Meeting Rooms II (Heap) — Data Structures & Algorithms

Problem Statement

Given an array of meeting time intervals intervals[i] = [start, end], return the minimum number of conference rooms required to hold all meetings without overlap.

Input

An array of [start, end] pairs.

Example input

intervals = [[0, 30], [5, 10], [15, 20]]

Output

The minimum number of rooms.

Expected output

2
 
// [0,30] and [5,10] overlap → 2 rooms
// [15,20] starts after [5,10] ends → reuse room
// peak concurrent meetings = 2

Constraints

0 ≤ intervals.length ≤ 10⁴
0 ≤ startᵢ < endᵢ ≤ 10⁶

Intuition

Sort meetings by start time. Walk through them in order, maintaining a min-heap of end times of currently-occupied rooms. For each new meeting:

If the earliest-ending room is free (its end ≤ this meeting’s start), reuse it — pop and push the new end.
Otherwise we need a new room — push without popping.
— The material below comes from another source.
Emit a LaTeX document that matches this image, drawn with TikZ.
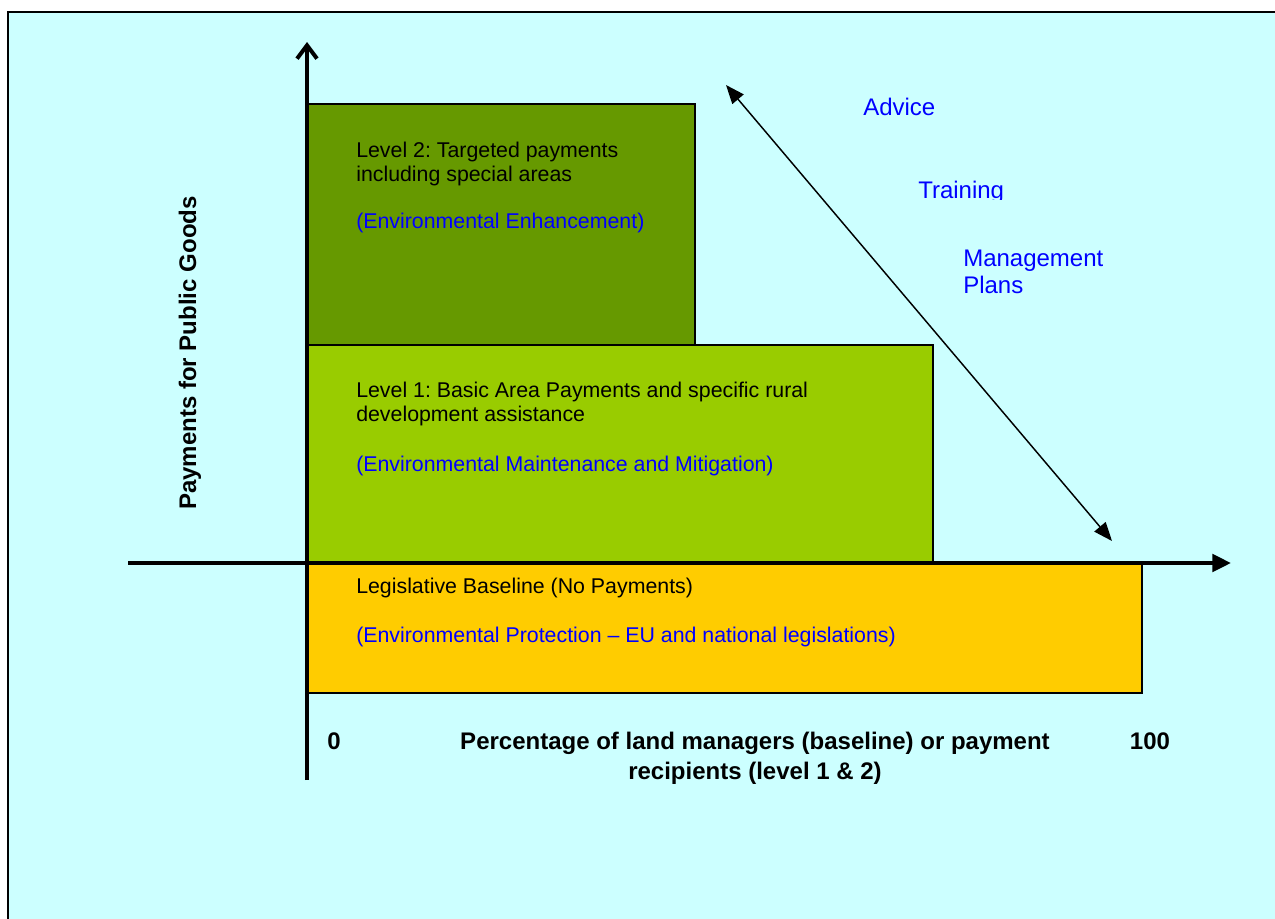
\documentclass[tikz,border=0pt]{standalone}
\usepackage{fontspec}
\setmainfont{Liberation Sans}
\usetikzlibrary{arrows.meta}
\frenchspacing

\definecolor{sky}{HTML}{CCFFFF}
\definecolor{lvltwo}{HTML}{669900}
\definecolor{lvlone}{HTML}{99CC00}
\definecolor{basegold}{HTML}{FFCC00}
\definecolor{notes}{HTML}{0000FF}

\tikzset{
  tier/.style={draw=black, line width=1.1pt},
  axisline/.style={line width=3pt},
  boxtext/.style={anchor=base west, inner sep=0pt, font=\fontsize{16}{18}\selectfont},
  envtext/.style={boxtext, text=notes},
  sidenote/.style={anchor=base west, inner sep=0pt, text=notes, font=\fontsize{18}{20}\selectfont},
  axislabel/.style={anchor=base, inner sep=0pt, font=\fontsize{18}{22}\selectfont\bfseries},
}

\begin{document}
\begin{tikzpicture}[x=0.75pt, y=-0.75pt]
  % canvas and outer frame
  \useasboundingbox (0,0) rectangle (1275,918);
  \begin{scope}
    \clip (0,0) rectangle (1275,918);
    \fill[white] (0,0) rectangle (1275,918);
    \draw[fill=sky, line width=1.5pt] (8,12) rectangle (1285,930);
  \end{scope}

  % payment tiers
  \draw[tier, fill=lvltwo]   (307,104) rectangle (695,345);
  \draw[tier, fill=lvlone]   (307,345) rectangle (933,562);
  \draw[tier, fill=basegold] (307,563) rectangle (1142,693);

  % axes
  \coordinate (yfoot) at (307,780);
  \coordinate (ytip)  at (307,42);
  \coordinate (xfoot) at (128,563);
  \coordinate (xtip)  at (1231,563);
  \draw[axisline, -{Straight Barb[length=10pt, width=15pt]}] (yfoot) -- (ytip);
  \draw[axisline, -{Triangle[length=14pt, width=13pt]}] (xfoot) -- (xtip);

  % level 2 texts
  \node[boxtext] (l2a) at (356,157) {Level 2: Targeted payments};
  \node[boxtext] (l2b) at (356,181) {including special areas};
  \node[envtext] (l2c) at (356,228) {(Environmental Enhancement)};

  % level 1 texts
  \node[boxtext] (l1a) at (356,397) {Level 1: Basic Area Payments and specific rural};
  \node[boxtext] (l1b) at (356,421) {development assistance};
  \node[envtext] (l1c) at (356,471) {(Environmental Maintenance and Mitigation)};

  % baseline texts
  \node[boxtext] (b0a) at (356,593) {Legislative Baseline (No Payments)};
  \node[envtext] (b0b) at (356,642) {(Environmental Protection – EU and national legislations)};

  % support measures
  \node[sidenote] (advice) at (863,115) {Advice};
  \begin{scope}
    \clip (900,170) rectangle (1020,199);
    \node[sidenote] (training) at (918,198) {Training};
  \end{scope}
  \node[sidenote] (mgmt)  at (963,266) {Management};
  \node[sidenote] (plans) at (963,293) {Plans};

  % double-headed support arrow
  \coordinate (supTop) at (726,85);
  \coordinate (supBot) at (1112,541);
  \draw[line width=1.1pt, {Triangle[length=14pt, width=11pt]}-{Triangle[length=14pt, width=11pt]}] (supTop) -- (supBot);

  % axis labels
  \node[axislabel] (zero)    at (334,749)  {0};
  \node[axislabel] (hundred) at (1150,749) {100};
  \node[axislabel] (xlab1)   at (755,749)  {Percentage of land managers (baseline) or payment};
  \node[axislabel] (xlab2)   at (755,779)  {recipients (level 1 \& 2)};
  \node[axislabel, anchor=center, rotate=90] (ylab) at (190,353) {Payments for Public Goods};
\end{tikzpicture}
\end{document}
The final heap size equals the peak concurrent occupancy = minimum rooms needed.

Walkthrough — intervals=[[0,30],[5,10],[15,20]]

sorted by start: [0,30] [5,10] [15,20]
 
[0,30]:  heap = [30]                        (new room)
[5,10]:  5 < 30 → new room   heap = [10,30]
[15,20]: 15 ≥ 10 → reuse     heap = [20,30]
 
peak / final size = 2 ✓

Solution

meeting_rooms_ii.py

import heapq
 
def minMeetingRooms(intervals: list[list[int]]) -> int:
    if not intervals:
        return 0
    intervals.sort(key=lambda x: x[0])          # sort by start
    rooms: list[int] = []                       # min-heap of end times
 
    for start, end in intervals:
        if rooms and rooms[0] <= start:
            heapq.heappop(rooms)                # reuse earliest-freed room
        heapq.heappush(rooms, end)              # allocate (new or reused)
    return len(rooms)

meeting_rooms_ii.ts

function minMeetingRooms(intervals: number[][]): number {
  if (intervals.length === 0) return 0;
  intervals.sort((a, b) => a[0] - b[0]);         // by start
 
  const rooms = minHeap<number>();                // end times of busy rooms
  for (const [start, end] of intervals) {
    if (rooms.size > 0 && (rooms.peek() as number) <= start) rooms.pop();
    rooms.push(end);
  }
  return rooms.size;
}

Complexity

Metric	Value	Reason
Time	`O(n log n)`	Sorting dominates. Each interval does at most one push + one pop — each `O(log n)`.
Space	`O(n)`	Heap can grow to `n` if every meeting overlaps (e.g. all identical intervals).

Edge Case Thinking

Scenario	Handling
Touching endpoints	A ends at 10 and B starts at 10 → room is reusable (`rooms[0] <= start`). Use strict `<` if the problem treats endpoints as overlapping.
Identical intervals	None share a room; heap grows by exactly `len(intervals)`.
Single interval	Returns `1`.
Empty input	Explicit guard returns `0`.
Degenerate zero-length `[5,5]`	Treat consistently with the chosen overlap convention.